On 2 June Raúl da Costa premiered Coll’s Gradiva at Festival Internacional de Música da Póvoa de Varzim in Porto; the 3-minute work for piano was commissioned by the Festival; it recieves a further performance and its Austrian premiere on 19 July at Lockenhaus Kammermusikfest.
It is inspired by the figure of Gradiva – muse and heroine to the surrealist movement. Numerous artists, including Salvador Dalí, painted and referenced her several times, seeing her on the verge ‘being on the verge of mythology, dream and psychoanalysis’; she was the subject of Sigmund Freud’s 1907 essay on art and the unconscious, responding to Wilhelm Jensen’s 1903 novella.
Gradiva draws on Salvador Dalí. It is partly inspired by the artist’s highly stylised and suggestive telling of a Catalan tongue twister (seen here). The rhythm and pitch of this provides the basis for a canon that opens the work, further extemporised by piano flourishes. The work continues into a tango that seems to warp and shift, uncannily familiar yet strangely alien – recognisable rhythmic and melodic gestures are explored and unpicked, and appear to melt and stretch, as if in one of Dalí’s paintings.
It is the third in a series of nine piano pieces Coll is writing as homages to Spanish painters.
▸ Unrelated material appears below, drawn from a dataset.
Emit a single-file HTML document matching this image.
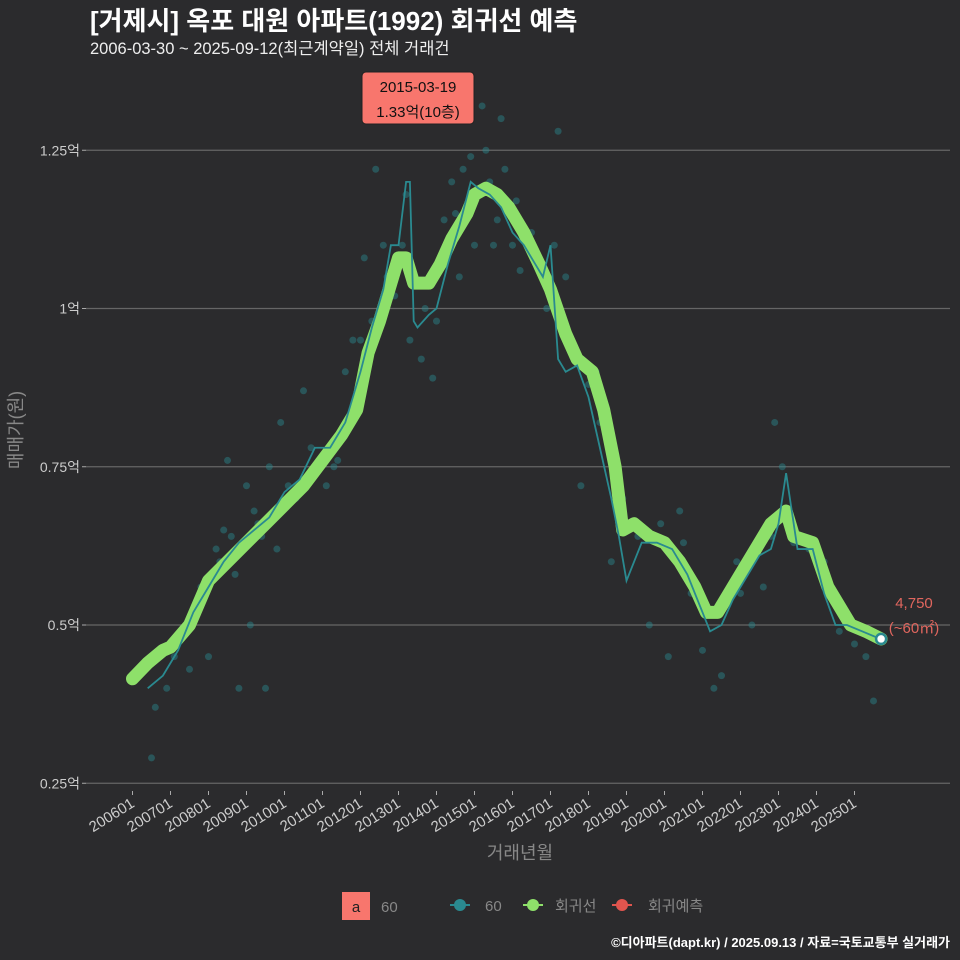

The first, Madre, premiered in May 2023, and was written for the for the Iturbi International Piano Festival by Diputació de València. The 7-minute piece takes its title from a painting by Joaquín Sorolla; Coll discusses the piece in an interview here; the second, Ball de Carn (‘Dance of the Flesh’) was premiered by Alain Planès in April 2024 at a concert for the Barceló in La Pedrera Ceramics exhibition, and is inspired by the eponymous painting by Miquel Barceló.
Dalí is a recurring figure in Coll’s music. His award-winning double concerto for Patricia Kopatchinskaja and Sol Gabetta Les Plaisirs Illuminés is named for a painting by Dalí. His trio ...de voz aceitunada (2010, rev. 2021, 2023) for flute, viola, and guitar takes its title from a line in Lorca’s Ode to the painter – the man “of the olive voice”. Coll’s music, though drawing on sources as diverse as the philosophy of Zygmunt Bauman and the poetry of Lorca, has a special affinity for painting. Coll, an artist himself who grew up surrounded by paintings, has commented that he conceives musical ideas in tandem with visual and gestural ones.